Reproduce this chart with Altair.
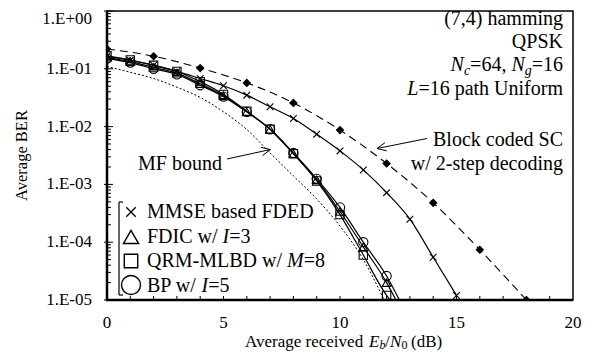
import altair as alt
import pandas as pd
import numpy as np

FONT = "Liberation Serif"

# ---------------- data ----------------
snr_cluster = list(range(0, 13))
ber_bp   = [0.150, 0.128, 0.100, 0.080, 0.052, 0.033, 0.0180, 0.0090, 3.5e-3, 1.25e-3, 4.0e-4, 1.0e-4, 2.6e-5]
ber_fdic = [0.158, 0.133, 0.106, 0.084, 0.055, 0.034, 0.0180, 0.0090, 3.4e-3, 1.20e-3, 3.4e-4, 8.3e-5, 2.0e-5]
ber_qrm  = [0.168, 0.142, 0.115, 0.090, 0.060, 0.036, 0.0185, 0.0090, 3.4e-3, 1.15e-3, 3.0e-4, 6.0e-5, 1.2e-5]
# where each curve's line meets the bottom of the plot
line_end_snr = {"bp": 12.55, "fdic": 12.4, "qrm": 12.15}
line_end_ber = 1.0e-5

snr_mmse = list(range(0, 16))
ber_mmse = [0.165, 0.140, 0.115, 0.090, 0.068, 0.051, 0.035, 0.022, 0.0138, 0.0074,
            0.0038, 1.78e-3, 7.2e-4, 2.5e-4, 5.5e-5, 1.2e-5]

snr_sc = [0, 2, 4, 6, 8, 10, 12, 14, 16, 18]
ber_sc = [0.22, 0.165, 0.103, 0.057, 0.0257, 0.0087, 2.3e-3, 4.8e-4, 7.4e-5, 1.0e-5]

snr_mf = [0, 1, 2, 3, 4, 5, 6, 7, 8, 9, 10, 11, 11.9]
ber_mf = [0.110, 0.087, 0.068, 0.048, 0.032, 0.018, 0.0089, 0.0035, 1.4e-3, 5.6e-4, 1.9e-4, 5.0e-5, 1.0e-5]

x_tick_values = [0, 5, 10, 15, 20]
x_tick_text = ["0", "5", "10", "15", "20"]
y_tick_values = [1, 0.1, 0.01, 0.001, 1e-4, 1e-5]
y_tick_text = ["1.E+00", "1.E-01", "1.E-02", "1.E-03", "1.E-04", "1.E-05"]
x_minor = list(range(1, 20))
y_minor = [k * 10.0 ** (-d) for d in range(1, 6) for k in range(2, 10)]

W, H = 466, 289
XMAX = 20.0
DEC = 5.0
xs = alt.Scale(domain=[0, 20], nice=False, zero=False)
ys = alt.Scale(type="log", domain=[1e-5, 1], nice=False)

CROSS = "M-1,-1L1,1M1,-1L-1,1"


def to_x(px):
    return px / W * XMAX


def to_y(py):
    return 10.0 ** (-DEC * py / H)


def df_xy(x, y):
    return pd.DataFrame({"x": x, "y": y})


def line(x, y, width=1.2, dash=None):
    m = dict(color="black", strokeWidth=width, interpolate="monotone", clip=True)
    if dash:
        m["strokeDash"] = dash
    return alt.Chart(df_xy(x, y)).mark_line(**m).encode(
        x=alt.X("x:Q", scale=xs, axis=None),
        y=alt.Y("y:Q", scale=ys, axis=None),
    )


def pts(x, y, shape, size, filled=False, sw=1.1):
    return alt.Chart(df_xy(x, y)).mark_point(
        shape=shape, size=size, filled=filled, color="black", strokeWidth=sw, opacity=1, clip=True
    ).encode(x=alt.X("x:Q", scale=xs, axis=None), y=alt.Y("y:Q", scale=ys, axis=None))


def tlayer(rows, fs, italic=False, align="left", baseline="alphabetic", angle=0):
    df = pd.DataFrame(rows, columns=["text", "px", "py"])
    df["x"] = to_x(df["px"])
    df["y"] = to_y(df["py"])
    return alt.Chart(df).mark_text(
        font=FONT, fontSize=fs, fontStyle="italic" if italic else "normal", align=align,
        baseline=baseline, angle=angle, color="black"
    ).encode(
        x=alt.X("x:Q", scale=xs, axis=None),
        y=alt.Y("y:Q", scale=ys, axis=None),
        text="text:N",
    )


def segs(rows, width=1.0):
    df = pd.DataFrame(rows, columns=["px1", "py1", "px2", "py2"])
    df["x1"] = to_x(df["px1"])
    df["x2"] = to_x(df["px2"])
    df["y1"] = to_y(df["py1"])
    df["y2"] = to_y(df["py2"])
    return alt.Chart(df).mark_rule(color="black", strokeWidth=width).encode(
        x=alt.X("x1:Q", scale=xs, axis=None), y=alt.Y("y1:Q", scale=ys, axis=None),
        x2="x2:Q", y2="y2:Q",
    )


def arrow(tail, tip, head=10, ang=25):
    tx, ty = tail
    hx, hy = tip
    v = np.array([tx - hx, ty - hy], dtype=float)
    v /= np.linalg.norm(v)
    rows = [(tx, ty, hx, hy)]
    for a in (ang, -ang):
        r = np.radians(a)
        rx = v[0] * np.cos(r) - v[1] * np.sin(r)
        ry = v[0] * np.sin(r) + v[1] * np.cos(r)
        rows.append((hx, hy, hx + head * rx, hy + head * ry))
    return rows


# ---------------- axes: ticks, labels, domain lines ----------------
ytick_minor = alt.Chart(pd.DataFrame({"v": y_minor})).mark_rule(color="black", strokeWidth=1).encode(
    y=alt.Y("v:Q", scale=ys, axis=None), x=alt.value(0), x2=alt.value(4))
ytick_major = alt.Chart(pd.DataFrame({"v": y_tick_values})).mark_rule(color="black", strokeWidth=1).encode(
    y=alt.Y("v:Q", scale=ys, axis=None), x=alt.value(-3), x2=alt.value(6))
xtick_minor = alt.Chart(pd.DataFrame({"v": x_minor})).mark_rule(color="black", strokeWidth=1).encode(
    x=alt.X("v:Q", scale=xs, axis=None), y=alt.value(H), y2=alt.value(H - 4))
ylab_df = pd.DataFrame({"v": y_tick_values, "t": y_tick_text})
ylabels = alt.Chart(ylab_df.iloc[1:]).mark_text(
    font=FONT, fontSize=17, align="right", baseline="middle", color="black").encode(
    y=alt.Y("v:Q", scale=ys, axis=None), x=alt.value(-15), text="t:N")
ylabel_top = alt.Chart(ylab_df.iloc[:1]).mark_text(
    font=FONT, fontSize=17, align="right", baseline="top", dy=0, color="black").encode(
    y=alt.Y("v:Q", scale=ys, axis=None), x=alt.value(-15), text="t:N")
xlabels = alt.Chart(pd.DataFrame({"v": x_tick_values, "t": x_tick_text})).mark_text(
    font=FONT, fontSize=17, align="center", baseline="alphabetic", color="black").encode(
    x=alt.X("v:Q", scale=xs, axis=None), y=alt.value(H + 28), text="t:N")
left_dom = alt.Chart(pd.DataFrame({"v": [0]})).mark_rule(color="black", strokeWidth=2.5).encode(
    x=alt.value(0), y=alt.value(0), y2=alt.value(H + 1))
bottom_dom = alt.Chart(pd.DataFrame({"v": [0]})).mark_rule(color="black", strokeWidth=2.5).encode(
    x=alt.value(-1), x2=alt.value(W), y=alt.value(H))

# ---------------- curves ----------------
layers = [
    line(snr_mf, ber_mf, width=1.0, dash=[2, 2]),
    line(snr_sc, ber_sc, width=1.1, dash=[8, 5]),
    line(snr_mmse, ber_mmse),
    line(snr_cluster + [line_end_snr["fdic"]], ber_fdic + [line_end_ber]),
    line(snr_cluster + [line_end_snr["qrm"]], ber_qrm + [line_end_ber]),
    line(snr_cluster + [line_end_snr["bp"]], ber_bp + [line_end_ber]),
    pts(snr_sc, ber_sc, "diamond", 75, filled=True),
    pts(snr_mmse, ber_mmse, CROSS, 45, sw=1.1),
    pts(snr_cluster, ber_qrm, "square", 70),
    pts(snr_cluster, ber_fdic, "triangle-up", 75),
    pts(snr_cluster, ber_bp, "circle", 85),
    ytick_minor, ytick_major, xtick_minor, left_dom, bottom_dom, ylabels, ylabel_top, xlabels,
]

# ---------------- annotations (pixel offsets in the plot area -> data coords) ----------------
FS = 20
xt_base = 336
layers += [
    # x-axis title: Average received E_b/N_0 (dB)
    tlayer([("Average received ", 138, xt_base), ("/", 278, xt_base), ("(dB)", 304, xt_base)], 17),
    tlayer([("E", 262, xt_base), ("N", 283, xt_base)], 17, italic=True),
    tlayer([("b", 272.5, xt_base + 2)], 12, italic=True),
    tlayer([("0", 294.5, xt_base + 2)], 12),
    # y-axis title
    tlayer([("Average BER", -85, 144.5)], 16.5, align="center", baseline="middle", angle=270),
    # top-right info block
    tlayer([("(7,4) hamming", 456, 14), ("QPSK", 456, 37), ("=16", 456, 60)], FS, align="right"),
    tlayer([("=64, ", 363.1, 60), ("=16 path Uniform", 311.4, 83.5)], FS),
    tlayer([("N", 343.6, 60), ("N", 404.4, 60), ("L", 300.3, 83.5)], FS, italic=True),
    tlayer([("c", 356.9, 64), ("g", 417.7, 64)], 14, italic=True),
    # block coded SC label
    tlayer([("Block coded SC", 456, 135), ("w/ 2-step decoding", 456, 159)], FS, align="right"),
    # MF bound label
    tlayer([("MF bound", 31, 159)], FS),
    segs(arrow((120, 148), (163.5, 138.5))),
    segs(arrow((320, 127.5), (270, 137.5))),
    # legend block
    tlayer([("MMSE based FDED", 40, 207), ("FDIC w/ ", 40, 232), ("=3", 122.3, 232),
            ("QRM-MLBD w/ ", 40, 256), ("=8", 196.7, 256),
            ("BP w/ ", 40, 281), ("=5", 101.2, 281)], FS),
    tlayer([("I", 115.6, 232), ("M", 180, 256), ("I", 94.5, 281)], FS, italic=True),
    segs([(12, 191, 12, 284), (12, 191, 16, 191), (12, 284, 16, 284)], width=1.2),
]

leg_sym = [(CROSS, 24, 201, 90), ("triangle-up", 24, 226, 230), ("square", 24, 250, 180),
           ("circle", 24, 274, 360)]
for shp, px, py, sz in leg_sym:
    layers.append(
        alt.Chart(pd.DataFrame({"x": [to_x(px)], "y": [to_y(py)]})).mark_point(
            shape=shp, size=sz, filled=False, color="black", strokeWidth=1.4, opacity=1
        ).encode(x=alt.X("x:Q", scale=xs, axis=None), y=alt.Y("y:Q", scale=ys, axis=None))
    )

chart = alt.layer(*layers).properties(
    width=W, height=H,
    padding={"left": 99, "top": 3, "right": 13, "bottom": 52},
    autosize=alt.AutoSizeParams(type="none"),
).configure(
    font=FONT, background="white",
    view=alt.ViewConfig(stroke="black", strokeWidth=1.5),
)

chart.save("out.html", embed_options={"renderer": "svg", "actions": False})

_ _ _ _ _ _ _

PROBLEM REQUIREMENTS =
Pictures excluded, repeat exactly the lines from the top of the material through the line with "0.0038, 1.78e-3, 7.2e-4, 2.5e-4, 5.5e-5, 1.2e-5]", including both of those lines.

CORRECT OUTPUT =
Reproduce this chart with Altair.
import altair as alt
import pandas as pd
import numpy as np

FONT = "Liberation Serif"

# ---------------- data ----------------
snr_cluster = list(range(0, 13))
ber_bp   = [0.150, 0.128, 0.100, 0.080, 0.052, 0.033, 0.0180, 0.0090, 3.5e-3, 1.25e-3, 4.0e-4, 1.0e-4, 2.6e-5]
ber_fdic = [0.158, 0.133, 0.106, 0.084, 0.055, 0.034, 0.0180, 0.0090, 3.4e-3, 1.20e-3, 3.4e-4, 8.3e-5, 2.0e-5]
ber_qrm  = [0.168, 0.142, 0.115, 0.090, 0.060, 0.036, 0.0185, 0.0090, 3.4e-3, 1.15e-3, 3.0e-4, 6.0e-5, 1.2e-5]
# where each curve's line meets the bottom of the plot
line_end_snr = {"bp": 12.55, "fdic": 12.4, "qrm": 12.15}
line_end_ber = 1.0e-5

snr_mmse = list(range(0, 16))
ber_mmse = [0.165, 0.140, 0.115, 0.090, 0.068, 0.051, 0.035, 0.022, 0.0138, 0.0074,
            0.0038, 1.78e-3, 7.2e-4, 2.5e-4, 5.5e-5, 1.2e-5]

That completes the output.